Monday, October 13, 2014

Fell behind again

I say I'll update about once a week (not that anyone's reading it but w/e) and for a while I was doing that and then some.  And then, I don't know.  Even pretending this is a diary doesn't quite give me the release I'm looking for.  I'm just so put out with the world and my life.  I had such a hard time getting out of bed this morning and like... I've spent most of the day wishing I hadn't, that I hadn't even woken up.

Pretty sure I've said this before but I'm trying so hard and it never seems to make a difference.  It's all still the same.  Maybe that's why I keep losing these chunks of memory?  The days are too bland and all run together in my mind.

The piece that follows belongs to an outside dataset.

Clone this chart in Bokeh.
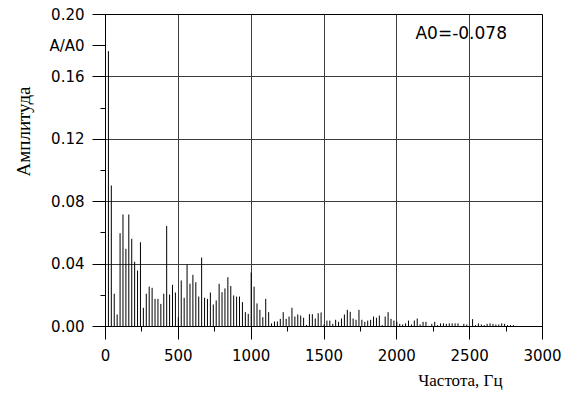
import math
from bokeh.plotting import figure
from bokeh.models import Range1d, FixedTicker, Label, NumeralTickFormatter, ColumnDataSource, Title
from bokeh.embed import file_html
from bokeh.resources import INLINE

# Spectrum lines (frequency, Hz) and amplitudes (A/A0)
freqs = [
    20, 40, 60, 80, 100, 120, 140, 160, 180, 200,
    220, 240, 260, 280, 300, 320, 340, 360, 380, 400,
    420, 440, 460, 480, 500, 520, 540, 560, 580, 600,
    620, 640, 660, 680, 700, 720, 740, 760, 780, 800,
    820, 840, 860, 880, 900, 920, 940, 960, 980, 1000,
    1020, 1040, 1060, 1080, 1100, 1120, 1140, 1160, 1180, 1200,
    1220, 1240, 1260, 1280, 1300, 1320, 1340, 1360, 1380, 1400,
    1420, 1440, 1460, 1480, 1500, 1520, 1540, 1560, 1580, 1600,
    1620, 1640, 1660, 1680, 1700, 1720, 1740, 1760, 1780, 1800,
    1820, 1840, 1860, 1880, 1900, 1920, 1940, 1960, 1980, 2000,
    2020, 2040, 2060, 2080, 2100, 2120, 2140, 2160, 2180, 2200,
    2220, 2240, 2260, 2280, 2300, 2320, 2340, 2360, 2380, 2400,
    2420, 2440, 2460, 2480, 2500, 2520, 2540, 2560, 2580, 2600,
    2620, 2640, 2660, 2680, 2700, 2720, 2740, 2760, 2780, 2800,
]
amplitudes = [
    0.1765, 0.0904, 0.021, 0.0077, 0.0598, 0.0718, 0.0498, 0.0718, 0.0562, 0.0415,
    0.0359, 0.054, 0.012, 0.021, 0.0256, 0.0248, 0.0177, 0.0177, 0.0145, 0.021,
    0.0645, 0.0205, 0.0267, 0.0218, 0.006, 0.0295, 0.0184, 0.0397, 0.0274, 0.0331,
    0.0284, 0.0192, 0.0442, 0.0184, 0.0177, 0.0218, 0.0141, 0.0167, 0.0274, 0.022,
    0.0244, 0.0316, 0.026, 0.0199, 0.0192, 0.0192, 0.0156, 0.0092, 0.0081, 0.0346,
    0.0256, 0.0148, 0.0107, 0.006, 0.0177, 0.0092, 0.002, 0.0032, 0.0032, 0.0049,
    0.0092, 0.0049, 0.0064, 0.012, 0.0064, 0.0077, 0.007, 0.0056, 0.001, 0.0079,
    0.0079, 0.0051, 0.0085, 0.009, 0.0013, 0.0038, 0.0038, 0.0017, 0.0043, 0.003,
    0.0051, 0.0077, 0.0107, 0.0094, 0.0051, 0.0043, 0.0107, 0.0043, 0.003, 0.0038,
    0.0043, 0.0064, 0.0056, 0.007, 0.0009, 0.0064, 0.0092, 0.0049, 0.0038, 0.003,
    0.0017, 0.0013, 0.002, 0.0038, 0.0013, 0.0038, 0.0051, 0.0013, 0.003, 0.003,
    0.0004, 0.0017, 0.003, 0.0009, 0.002, 0.002, 0.0017, 0.002, 0.002, 0.002,
    0.002, 0.0004, 0.0017, 0.0013, 0.0004, 0.0047, 0.0009, 0.002, 0.0013, 0.0009,
    0.0017, 0.002, 0.0017, 0.0013, 0.0013, 0.002, 0.0017, 0.0009, 0.0009, 0.0009,
]
zeros = [0.0] * len(freqs)

x_ticks = [0, 500, 1000, 1500, 2000, 2500, 3000]
x_minor = [250, 750, 1250, 1750, 2250, 2750]
y_ticks = [0.0, 0.04, 0.08, 0.12, 0.16, 0.18, 0.20]
y_minor = [0.02, 0.06, 0.10, 0.14]
y_overrides = {0.18: "A/A0"}
x_grid = [500, 1000, 1500, 2000, 2500]
y_grid = [0.04, 0.08, 0.12, 0.16]

x_title = "Частота, Гц"
y_title = "Амплитуда"
a0_label = "A0=-0.078"

TICK_FONT = "DejaVu Sans"
SERIF = "Liberation Serif"

p = figure(width=576, height=396, output_backend="svg", toolbar_location=None,
           x_range=Range1d(0, 3000), y_range=Range1d(0, 0.2),
           min_border_left=105, min_border_right=34, min_border_top=14,
           min_border_bottom=70)
p.background_fill_color = "white"
p.border_fill_color = "white"
p.outline_line_color = "black"
p.outline_line_width = 1

src = ColumnDataSource(dict(f=freqs, a=amplitudes, z=zeros))
p.segment(x0="f", y0="z", x1="f", y1="a", source=src, line_color="black", line_width=1)

for ax in (p.xaxis, p.yaxis):
    ax.major_tick_in = 0
    ax.major_tick_out = 13
    ax.minor_tick_in = 0
    ax.minor_tick_out = 5
    ax.axis_line_color = "black"
    ax.major_tick_line_color = "black"
    ax.minor_tick_line_color = "black"
    ax.major_label_text_font = TICK_FONT
    ax.major_label_text_font_size = "15px"
    ax.major_label_text_color = "black"

p.xaxis.ticker = FixedTicker(ticks=x_ticks, minor_ticks=x_minor)
p.yaxis.ticker = FixedTicker(ticks=y_ticks, minor_ticks=y_minor)
p.yaxis.formatter = NumeralTickFormatter(format="0.00")
p.yaxis.major_label_overrides = y_overrides
p.xaxis.major_label_standoff = 9
p.yaxis.major_label_standoff = 8

p.xgrid.ticker = FixedTicker(ticks=x_grid)
p.ygrid.ticker = FixedTicker(ticks=y_grid)
p.grid.grid_line_color = "#3c3c3c"
p.grid.grid_line_width = 1
p.grid.grid_line_alpha = 1.0

p.add_layout(Label(x=2128, y=0.188, text=a0_label, text_align="left",
                   text_baseline="middle", text_font=TICK_FONT,
                   text_font_size="17px", text_color="black"))

p.add_layout(Title(text=y_title, align="right", offset=72, standoff=21,
                   vertical_align="top",
                   text_font=SERIF, text_font_size="19px",
                   text_font_style="normal", text_color="black"), "left")
p.add_layout(Title(text=x_title, align="right", offset=40, standoff=10,
                   text_font=SERIF, text_font_size="17px",
                   text_font_style="normal", text_color="black"), "below")

open("out.html", "w").write(file_html(p, INLINE))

This morning, as I was lying in bed, I kept thinking about how it was monday and I've already experienced so many mondays.  Thousands, I wagered (because I didn't have the sense to figure it out).  What would be the point in one more?  How would this monday be different from last monday or next monday... or as far as days in general go, yesterday or tomorrow?  How would my nothing, unremarkable day be any different if I didn't get out of bed.  I just wouldn't have my computer... probably the only difference.  But I got up, because that's what you're supposed to do.  Society expects you to sit upright even when you don't have the energy even for that.  So I dragged my ass out of bed and I've accomplished nothing today.  I don't feel any better than I did, I don't feel like the day counted toward anything.  And I also feel like if I hadn't gotten out of bed, no one would have noticed or cared.  My mom would have just thought I was still asleep and called me lazy whenever she saw me again.  And no one else would have noticed my absence.

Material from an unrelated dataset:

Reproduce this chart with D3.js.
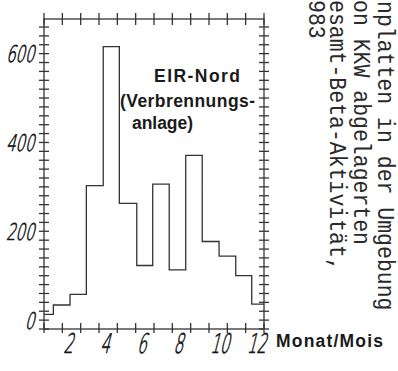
<!doctype html>
<html>
    <head>
        <script src="https://d3js.org/d3.v7.min.js"></script>
        <style>
            body { margin: 0; background: #fff; }
            svg { display: block; }
            .ax line, .ax path { stroke: #333; stroke-width: 1.3; fill: none; }
            .num { font-family: "DejaVu Sans"; font-weight: 200; fill: #111; stroke: #111; stroke-width: 0.7; }
            .bold { font-family: "Liberation Sans", Arial, sans-serif; font-weight: bold; fill: #1a1a1a; }
            .mono { font-family: "Liberation Mono", "DejaVu Sans Mono", monospace; fill: #2a2a2a; }
        </style>
    </head>
    <body>
        <svg id="chart" width="398" height="371"></svg>

        <script>
            // step edges (months) and monthly beta activity levels
            var edges = [0, 0.51, 1.42, 2.31, 3.23, 4.11, 5.06, 5.93, 6.83, 7.73, 8.63, 9.55, 10.46, 11.33];
            var values = [13, 34, 58, 303, 616, 263, 123, 306, 113, 371, 177, 144, 100, 36];
            var monthTicks = d3.range(0, 13);
            var monthLabels = [2, 4, 6, 8, 10, 12];
            var yLabels = [0, 200, 400, 600];
            // caption columns, as far as they are visible
            var caption = ["nplatten in der Umgebung", "on KKW abgelagerten", "esamt-Beta-Aktivität,", "983"];

            var svg = d3.select('#chart');

            var xScale = d3.scaleLinear().domain([0, 12]).range([44, 264]);
            var yScale = d3.scaleLinear().domain([-20, 678]).range([329, 19]);
            var yTicks = d3.range(-20, 661, 20);

            var ax = svg.append('g').attr('class', 'ax');

            // frame
            ax.append('rect')
                .attr('x', xScale(0)).attr('y', yScale(678))
                .attr('width', xScale(12) - xScale(0))
                .attr('height', yScale(-20) - yScale(678))
                .style('fill', 'none').style('stroke', '#333').style('stroke-width', 1.3);

            // left and right ticks
            [0, 12].forEach(function(m) {
                ax.selectAll(null).data(yTicks).enter().append('line')
                    .attr('x1', xScale(m) - 5).attr('x2', xScale(m) + 5)
                    .attr('y1', d => yScale(d)).attr('y2', d => yScale(d));
            });

            // bottom and top ticks
            ax.selectAll(null).data(monthTicks).enter().append('line')
                .attr('x1', d => xScale(d)).attr('x2', d => xScale(d))
                .attr('y1', yScale(-20) - 6).attr('y2', yScale(-20) + 4);
            ax.selectAll(null).data(monthTicks).enter().append('line')
                .attr('x1', d => xScale(d)).attr('x2', d => xScale(d))
                .attr('y1', yScale(678) - 6).attr('y2', yScale(678) + 6);

            // step line
            var pts = edges.map((e, i) => [e, values[i]]);
            pts.push([12, values[values.length - 1]]);
            var line = d3.line()
                .x(d => xScale(d[0]))
                .y(d => yScale(d[1]))
                .curve(d3.curveStepAfter);
            ax.append('path').attr('d', line(pts));

            // y labels
            svg.selectAll('g.ylab').data(yLabels).enter().append('g')
                .attr('class', 'ylab')
                .attr('transform', d => 'translate(34,' + (yScale(d) + 8.5) + ') skewX(-14) scale(0.64,1)')
                .append('text')
                    .attr('class', 'num')
                    .style('font-size', '23px')
                    .attr('text-anchor', 'end')
                    .text(d => d);

            // x labels
            svg.selectAll('g.xlab').data(monthLabels).enter().append('g')
                .attr('class', 'xlab')
                .attr('transform', d => 'translate(' + (xScale(d - 1) + 1) + ',353) skewX(-14) scale(0.56,1)')
                .append('text')
                    .attr('class', 'num')
                    .style('font-size', '27px')
                    .text(d => d);

            svg.append('text').attr('class', 'bold')
                .attr('x', 276).attr('y', 347)
                .style('font-size', '17.5px')
                .attr('textLength', 107)
                .text('Monat/Mois');

            // annotation
            var notes = [['EIR-Nord', 154, 82, 86], ['(Verbrennungs-', 120, 107, 135], ['anlage)', 132, 129, 61]];
            svg.selectAll('text.note').data(notes).enter().append('text')
                .attr('class', 'bold note')
                .attr('x', d => d[1]).attr('y', d => d[2])
                .attr('textLength', d => d[3])
                .style('font-size', '17.5px')
                .text(d => d[0]);

            // rotated caption columns
            var colX = [378, 354, 330, 309];
            var colY = [1, 0, 0, 0];
            svg.selectAll('g.cap').data(caption).enter().append('g')
                .attr('class', 'cap')
                .attr('transform', (d, i) => 'translate(' + colX[i] + ',' + colY[i] + ') rotate(90) scale(1,1.15)')
                .append('text')
                    .attr('class', 'mono')
                    .style('font-size', '21.5px')
                    .text(d => d);
        </script>
    </body>
</html>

I know it's not true, but even so, I can't help but feel like no one cares about me.  No one gives a shit.  I could die and no one would notice until my corpse began to stink.  I don't mean to be so morose, I really don't... and I try to be much more upbeat but sometimes I fail.  (Big shocker.)  Sometimes it's really fucking hard.  Sometimes I just want there to be someone to ask how I'm doing and validate my feelings and support me.